Kahveci, son dönemlerde tartışmaların odağında odan konut fiyatları ve kiralara da değindi. Fiyatlardaki artış temel nedeninin "yönetim zaafiyeti"nden kaynaklandığını söyleyen Kahveci, şunları söyledi: "2020 yılı dahil artan nüfus yaklaşık 8 milyon. Bir hane yaklaşık 3.2 kişiden oluşuyor. Dolayısıyla bu nüfusun ihtiyacı olan konut sayısı 2 buçuk milyon. Ama 4.6 milyon konut satılmış. Öte yandan 6.7 milyon yeni konut da bitmiş. Türkiye’de nereden baksanız 3, 3 buçuk milyon konut fazlası var. Hadi göçmenler falan derken 1 milyon oraya gitti. Ona rağmen 2 buçuk milyon fazla konut var. İnşaatçılar da 2 buçuk milyon civarında boş konut olduğunu söylüyor. Son iki yıldır pandemi var, ciddi sayıda ölümler var. Buna rağmen konut ihtiyacının patlamasının nedeni yönetim zafiyetiyle alakalı. Serbest piyasa durumu söz konusu ve herkes istediği gibi fiyat arttırıyor.

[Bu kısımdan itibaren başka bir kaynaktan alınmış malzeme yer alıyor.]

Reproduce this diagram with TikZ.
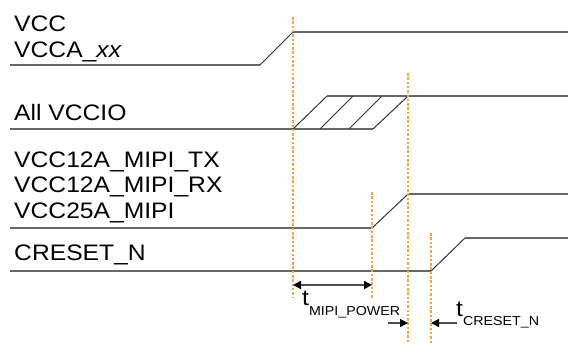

Tarafları buluşturucu uygun bir pazar oluşturulursa sorun olmaz."
 
'EKONOMİDE ŞAHLANMA' SÖYLEMİ
 
Tüm bunlara rağmen AKP'li yetkililerin sık sık "ekonominin şahlandığına" dair açıklama yapmasının gerçeği yansıtmadığını ifade eden Kahveci, resmi verilerin gerçek tabloyu gözler önüne serdiğini vurguladı. Kahveci, AKP’nin 2012 yılında kişi başına düşen milli geliri 25 bin dolar olarak hedef koyduğunu, ancak son açıklanan Orta Vadeli Programda (OVP) hedefin 10 bin 700 olarak açıklandığını kaydetti. Bu verilerden hedefte yarıdan daha fazla düşüş olduğunu söyleyen Kahveci, verilerin “ekonomi şahlanışta” sözlerinin gerçeği yansıtmadığının kanıtı olduğunu dile getirdi.